En ella afirma que “en momentos en que la socialdemocracia conoce una crisis de identidad en Europa, las circunstancias históricas parecen haber confiado a monsieur Chávez la responsabilidad de ponerse a la cabeza, a escala internacional, de la reinvención de la izquierda.”
Bolívar, acaso el único parangón que tenemos a la vista para tratar de acercarnos un poquito al genio de Hugo Chávez, también dedicó tiempo a enmendar y concebir constituciones.

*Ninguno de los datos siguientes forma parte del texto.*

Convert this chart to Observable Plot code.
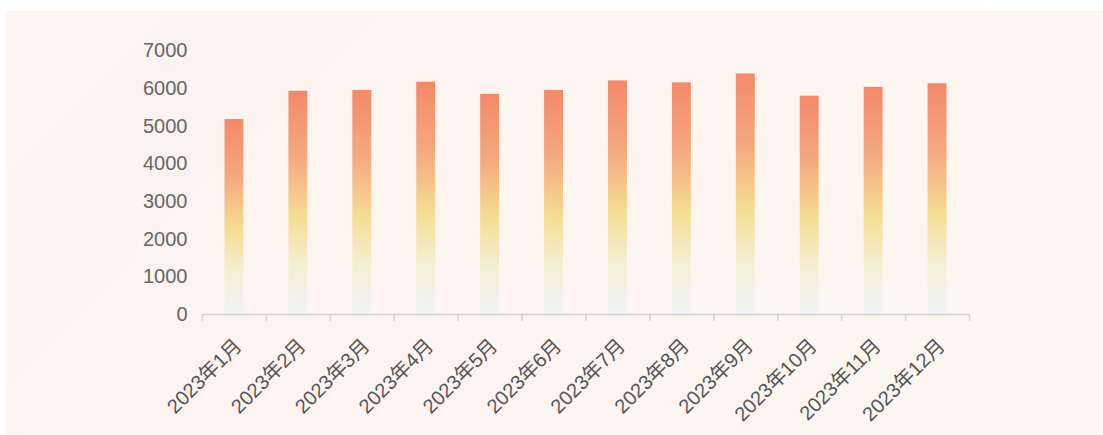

Es una afición muy de este lado del charco: sólo en Venezuela hemos hecho y deshecho ventitantas constituciones en menos de doscientos años de vida independiente.
Es una pena que se haya tornado tan difícil hallar en las librerías de Venezuela— problemas con el control cambiario, espero— la versión castellana de la estupenda biografía de Bolívar que el historiador británico John Lynch publicó el año pasado en Yale. En español lo editó “Critica”, en Barcelona, en 2006. Ha sido profusamente reseñada con entusiasmo en todo el mundo.
Un momento climático del libro de Lynch es aquel en que Bolívar redacta, en 1826, la primera constitución de Bolivia y pide su parecer al Mariscal Sucre, vencedor de Ayacucho
La historiografía más moderna, competente e imparcial no muestra ya a Sucre como un segundón del Libertador, sino como lo que realmente fue: un hombre de rara nobleza de alma, increíblemente dotado para la guerra y la política, incapaz de dorarle la píldora al jefe. Sucre le respondió con toda franqueza a Bolívar que la “tranca”—“la pega”, se diría en España— de la famosa constitución iba a estar en la presidencia vitalicia que se inventó el Libertador dizque para garantizar la estabilidad política de nuestras nacientes naciones.
No es que Sucre no estuviera de acuerdo con ella; él también estaba por los gobiernos fuertes. Pero no se le escapaba que iba a estar difícil salir a vender eso de un presidente vitalicio con potestad para designar a su sucesor. Entiendo que la boliviana constitución traía otras extravagancias—un colegio de censores del legislativo, también vitalicio, por ejemplo—, pero la provisión verdaderamente problemática fue la señalada por Sucre.
Bolívar consumió los últimos cuatro años de su vida tratando de imponerle su invención boliviana a Perú, Ecuador, Colombia y Venezuela. Sabemos en qué paró el intento. Perdió la convención de Ocaña y por un tris no muere en un atentado en Bogotá. Tuvo que hacerse dictador para tratar de conjurar el zuriburri subregional andino que él mismo se buscó. Y antes de un año, sus poderes dictatoriales extraordinarios ya habían terminado.
El artefacto constitucional que ahora propone el presidente Chávez ofrece, a simple vista, muchas ocasiones para que el atónito lector se descamine leyendo la cantidad de despropósitos que gente más docta que yo, — como el jurista venezolano Gustavo Linares Benzo—, ha comenzado a señalar.
Pero lo esencial de este nuevo libro de reglas del juego, no está en tal o cual nueva provisión (como esas que alargan todavía más el período presidencial, le otorgan potestad a la Presidencia de disponer sin contraloría de las reservas internacionales y crean una milicia popular), sino en la rediviva, bolivariana fórmula cesarista de una presidencia vitalicia, so capa de consagrar constitucionalmente la reelección continua o indefinida.
Esta, igual que la de Bolívar, es un grave error político de impredecibles consecuencias para Chávez. Por eso creo que hay que saludar la reforma que propone pus ella precipitará, fatalmente, la necesaria cohesión política y la unicidad de propósitos de la desconcertada oposición venezolana.
“No a la reforma” es la consigna más concisa, generadora de consensos y movilizadora de voluntades, ¡dentro y fuera del chavismo!, que haya podido nunca brindarnos el Bolívar reencarnado que, según sus áulicos extranjeros, como don Ignacio Ramonet, a golpes de chequera, relanzará a la izquierda planetaria.